If you find a record of interest in the index and want more information:

  • Repeat the search for any additional names appearing in your record.  The same destination name may also be indexed on another arrival card, often with another spelling.

  • View the image of the original card itself on microfilm.  The card may contain additional information.  Microfilms may be viewed at American Jewish Historical Society (AJHS) at the Center for Jewish History, 15 West 16th Street, New York, NY; and at the Family History Library in Salt Lake City, Utah.  The microfilm images are available for online viewing at the website.

  • View the passenger manifest for the ship.  The U.S. National Archives and Records Administration (NARA), and Family History Library have the Boston passenger arrival lists on microfilm.  [FHL microfilm ordering numbers].

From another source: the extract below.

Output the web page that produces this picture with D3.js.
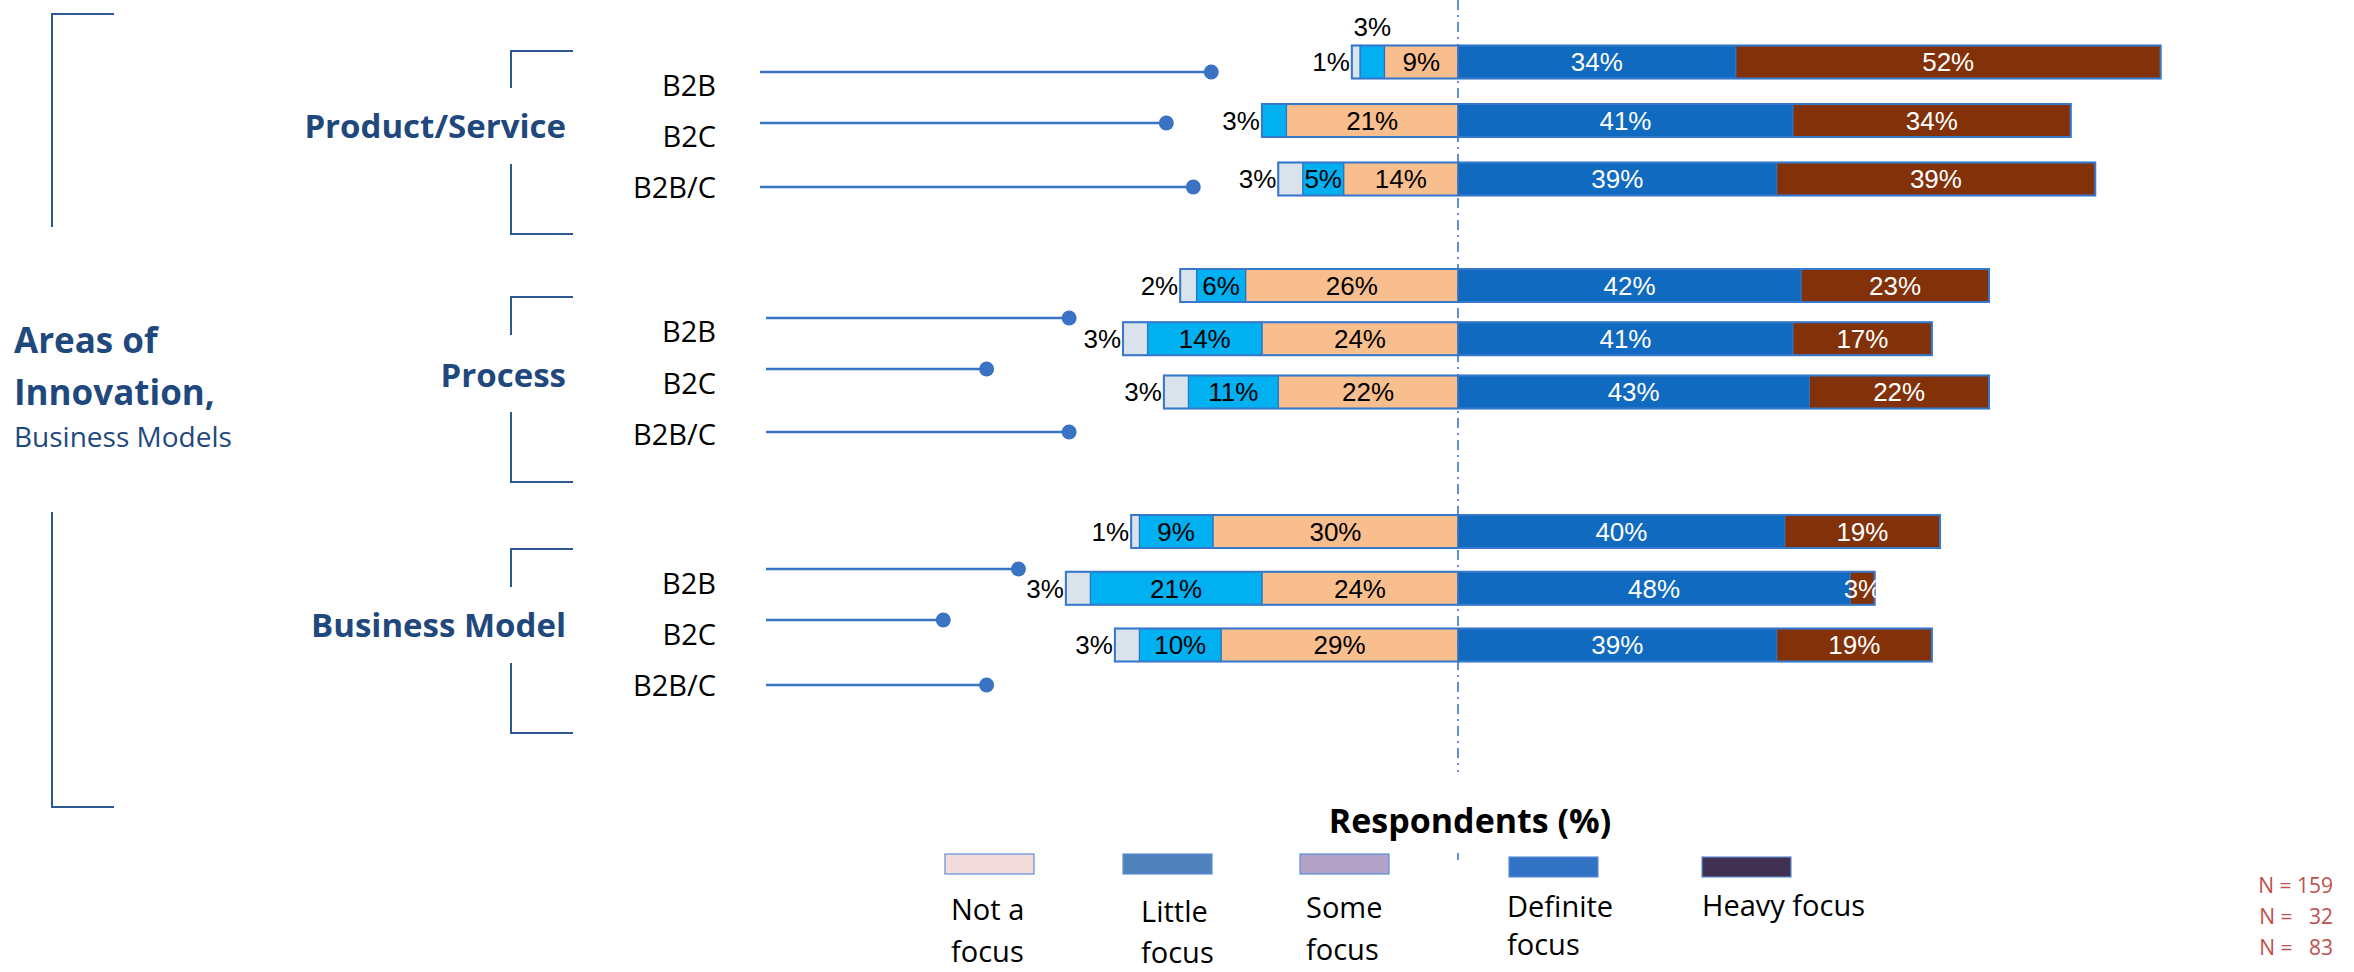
<!DOCTYPE html>
<html>
<head>
<meta charset="utf-8">
<script src="https://cdn.jsdelivr.net/npm/d3@7"></script>
<style>
  html, body { margin: 0; padding: 0; background: #fff; }
  svg { display: block; }
</style>
</head>
<body>
<svg id="chart" width="2354" height="972"></svg>
<script>
// ---- data ----
const groups = ["Product/Service", "Process", "Business Model"];
const segments = ["B2B", "B2C", "B2B/C"];
const levelNames = ["Not a focus", "Little focus", "Some focus", "Definite focus", "Heavy focus"];
const legendLines = [["Not a", "focus"], ["Little", "focus"], ["Some", "focus"], ["Definite", "focus"], ["Heavy focus"]];

// one entry per row: Product/Service B2B, B2C, B2B/C, Process ..., Business Model ...
const notFocus      = [1, 0, 3,   2, 3, 3,    1, 3, 3];
const littleFocus   = [3, 3, 5,   6, 14, 11,  9, 21, 10];
const someFocus     = [9, 21, 14, 26, 24, 22, 30, 24, 29];
const definiteFocus = [34, 41, 39, 42, 41, 43, 40, 48, 39];
const heavyFocus    = [52, 34, 39, 23, 17, 22, 19, 3, 19];

// end points of the connector lines, on the same percent axis
const leaderEnds = [-30.2, -35.7, -32.4, -47.6, -57.7, -47.6, -53.8, -63.0, -57.7];

const sampleSizes = ["159", "  32", "  83"];

// ---- styles ----
const fills = {
  notFocus: "#DAE3EC",
  littleFocus: "#00B0F0",
  someFocus: "#F9BE8E",
  definiteFocus: "#0F6AC0",
  heavyFocus: "#823109"
};
const labelColor = {
  notFocus: "#000", littleFocus: "#000", someFocus: "#000",
  definiteFocus: "#fff", heavyFocus: "#fff"
};
const legendFills = ["#F2DCDB", "#4F81BD", "#B3A2C7", "#3272C4", "#403151"];
const navy = "#1F497D";
const bracketColor = "#2D5791";
const leaderColor = "#3A72C4";
const txtFont = "'Open Sans', 'Noto Sans', sans-serif";
const numFont = "'Liberation Sans', Arial, sans-serif";

// ---- layout ----
const zeroX = 1458;
const barH = 33;
const rowRanges   = [[62, 179], [285.5, 392], [531.5, 645]];
const labelRanges = [[96, 198], [342, 445], [594, 696]];
const leaderRows  = [[72, 123, 187], [318, 369, 432], [569, 620, 685]];
const leaderStart = [760, 766, 766];
const groupLabelY = [138, 387, 637];
const bracketSpans = [[51, 88, 164, 234], [297, 335, 412, 482], [549, 587, 663, 733]];

const svg = d3.select("#chart");

const x = d3.scaleLinear().domain([0, 100]).range([zeroX, zeroX + 817]);

// rows as objects; the three left-side levels are negated so they stack leftwards
const rows = groups.flatMap((g, gi) => segments.map((s, si) => {
  const i = gi * 3 + si;
  return {
    group: g, gi, seg: s, si, i,
    notFocus: -notFocus[i], littleFocus: -littleFocus[i], someFocus: -someFocus[i],
    definiteFocus: definiteFocus[i], heavyFocus: heavyFocus[i]
  };
}));

const stack = d3.stack()
  .keys(["someFocus", "littleFocus", "notFocus", "definiteFocus", "heavyFocus"])
  .offset(d3.stackOffsetDiverging);
const series = stack(rows);

const yScales = rowRanges.map(r => d3.scalePoint().domain(segments).range(r));
const labelScales = labelRanges.map(r => d3.scalePoint().domain(segments).range(r));
const rowY = d => yScales[d.gi](d.seg);

// ---- left side brackets and titles ----
const br = svg.append("g").attr("fill", "none").attr("stroke", bracketColor).attr("stroke-width", 2);
br.append("path").attr("d", `M114,14 H52 V227`);
br.append("path").attr("d", `M52,512 V807 H114`);
bracketSpans.forEach(b => {
  br.append("path").attr("d", `M573,${b[0]} H511 V${b[1]}`);
  br.append("path").attr("d", `M511,${b[2]} V${b[3]} H573`);
});

const title = svg.append("g").attr("fill", navy).attr("font-family", txtFont);
title.append("text").attr("x", 14).attr("y", 353).attr("font-size", 35).attr("font-weight", 700).text("Areas of");
title.append("text").attr("x", 14).attr("y", 405).attr("font-size", 35).attr("font-weight", 700).text("Innovation,");
title.append("text").attr("x", 14).attr("y", 447).attr("font-size", 28).text("Business Models");

groups.forEach((g, gi) => {
  svg.append("text")
    .attr("x", 566).attr("y", groupLabelY[gi])
    .attr("text-anchor", "end")
    .attr("font-family", txtFont).attr("font-size", 33).attr("font-weight", 700)
    .attr("fill", navy).text(g);
  segments.forEach(s => {
    svg.append("text")
      .attr("x", 716).attr("y", labelScales[gi](s))
      .attr("text-anchor", "end")
      .attr("font-family", txtFont).attr("font-size", 29)
      .attr("fill", "#000").text(s);
  });
});

// connector lines with end dots
const leaders = svg.append("g");
rows.forEach(d => {
  const ly = leaderRows[d.gi][d.si];
  leaders.append("line")
    .attr("x1", leaderStart[d.gi]).attr("x2", x(leaderEnds[d.i]))
    .attr("y1", ly).attr("y2", ly)
    .attr("stroke", leaderColor).attr("stroke-width", 2.5);
  leaders.append("circle")
    .attr("cx", x(leaderEnds[d.i])).attr("cy", ly).attr("r", 7.5)
    .attr("fill", leaderColor);
});

// ---- bars ----
const bars = svg.append("g");
series.forEach(layer => {
  bars.append("g").selectAll("rect")
    .data(layer.filter(p => p[1] !== p[0]))
    .join("rect")
    .attr("x", p => x(Math.min(p[0], p[1])))
    .attr("width", p => Math.abs(x(p[1]) - x(p[0])))
    .attr("y", p => rowY(p.data) - barH / 2)
    .attr("height", barH)
    .attr("fill", fills[layer.key])
    .attr("stroke", "#2E72C2")
    .attr("stroke-width", 1.2);
});

// outline around each whole bar
const extent = rows.map(d => {
  let lo = 0, hi = 0;
  series.forEach(layer => {
    const p = layer[d.i];
    lo = Math.min(lo, p[0], p[1]);
    hi = Math.max(hi, p[0], p[1]);
  });
  return [lo, hi];
});
bars.selectAll("rect.outline")
  .data(rows)
  .join("rect")
  .attr("class", "outline")
  .attr("x", d => x(extent[d.i][0]))
  .attr("width", d => x(extent[d.i][1]) - x(extent[d.i][0]))
  .attr("y", d => rowY(d) - barH / 2)
  .attr("height", barH)
  .attr("fill", "none")
  .attr("stroke", "#3878CC")
  .attr("stroke-width", 2);

// value labels
const labels = svg.append("g").attr("font-family", numFont).attr("font-size", 26);
series.forEach(layer => {
  layer.forEach(p => {
    const d = p.data;
    const v = Math.abs(p[1] - p[0]);
    if (v === 0) return;
    const a = x(Math.min(p[0], p[1])), b = x(Math.max(p[0], p[1]));
    const w = b - a;
    const cy = rowY(d);
    const barLeft = x(extent[d.i][0]);
    let tx = (a + b) / 2, ty = cy, anchor = "middle";
    if (layer.key === "notFocus") {
      tx = barLeft - 2; anchor = "end";
    } else if (layer.key === "littleFocus" && w < 30) {
      if (d.notFocus === 0) { tx = barLeft - 2; anchor = "end"; }
      else { ty = cy - barH / 2 - 19; }
    }
    labels.append("text")
      .attr("x", tx).attr("y", ty).attr("dy", "0.36em")
      .attr("text-anchor", anchor)
      .attr("fill", labelColor[layer.key])
      .text(v + "%");
  });
});

// zero reference line
const zl = svg.append("g").attr("stroke", "#3F73C6").attr("stroke-width", 1.6)
  .attr("stroke-dasharray", "10,5,2,5");
zl.append("line").attr("x1", x(0)).attr("x2", x(0)).attr("y1", 0).attr("y2", 772);
zl.append("line").attr("x1", x(0)).attr("x2", x(0)).attr("y1", 853).attr("y2", 860)
  .attr("stroke-dasharray", null);

// ---- axis title and legend ----
svg.append("text")
  .attr("x", 1470).attr("y", 833)
  .attr("text-anchor", "middle")
  .attr("font-family", txtFont).attr("font-size", 34).attr("font-weight", 700)
  .attr("fill", "#000").text("Respondents (%)");

const legendX = [945, 1123, 1300, 1509, 1702];
const legendSwY = [854, 854, 854, 857, 857];
const legendTextX = [951, 1141, 1306, 1507, 1702];
const legendTextY = [[920, 962], [922, 963], [918, 960], [917, 955], [916]];
const lg = svg.append("g");
levelNames.forEach((name, k) => {
  lg.append("rect")
    .attr("x", legendX[k]).attr("y", legendSwY[k])
    .attr("width", 89).attr("height", 20)
    .attr("fill", legendFills[k])
    .attr("stroke", "#5B8FD6").attr("stroke-width", 1.2)
    .append("title").text(name);
  legendLines[k].forEach((line, j) => {
    lg.append("text")
      .attr("x", legendTextX[k]).attr("y", legendTextY[k][j])
      .attr("font-family", txtFont).attr("font-size", 29)
      .attr("fill", "#000").text(line);
  });
});

// sample sizes
sampleSizes.forEach((n, k) => {
  svg.append("text")
    .attr("x", 2333).attr("y", 893 + k * 31)
    .attr("text-anchor", "end")
    .attr("font-family", txtFont).attr("font-size", 21)
    .attr("fill", "#C0504D")
    .style("white-space", "pre")
    .text("N = " + n);
});
</script>
</body>
</html>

  • If you make a useful find, please e-mail me, David Rosen, at

Other Items of Interest Found Among the Records

(1) A brief list of persons released on March 10, 1921 was found in reel #2,318,391, among the KAPLAN names.   Not all these people have arrival cards:

KAPLAN, David Mosjek -- SS Saxonia
GOLD, Chaje -- SS Coronia
HERSHFIELD, Rachel SS Coronia
HERSHFIELD, Benzion -- SS Coronia
HOROWITZ, Saul -- SS Manchuria
FENSTER, Szlaime -- SS Saxonia
FENSTER, Szmuel -- SS Saxonia
SHTUSKA, Beila -- SS Saxonia
SHTUSKA, Shuste -- SS Saxonia

(2) Fifty-five arrivals were destined to 40 Lowell Street, fifty-four to 351 Harrison Avenue and thirty-two to 84 Salem Street in Boston.  Contemporary Boston city directories identify railroad ticket agencies owned by Harris A. SLOBODKIN, Joseph I. ALTMAN, and Isaac B. REINHERZ, respectively, to be located at these three addresses.  Tickets for additional travel may have been held there in the immigrant’s name.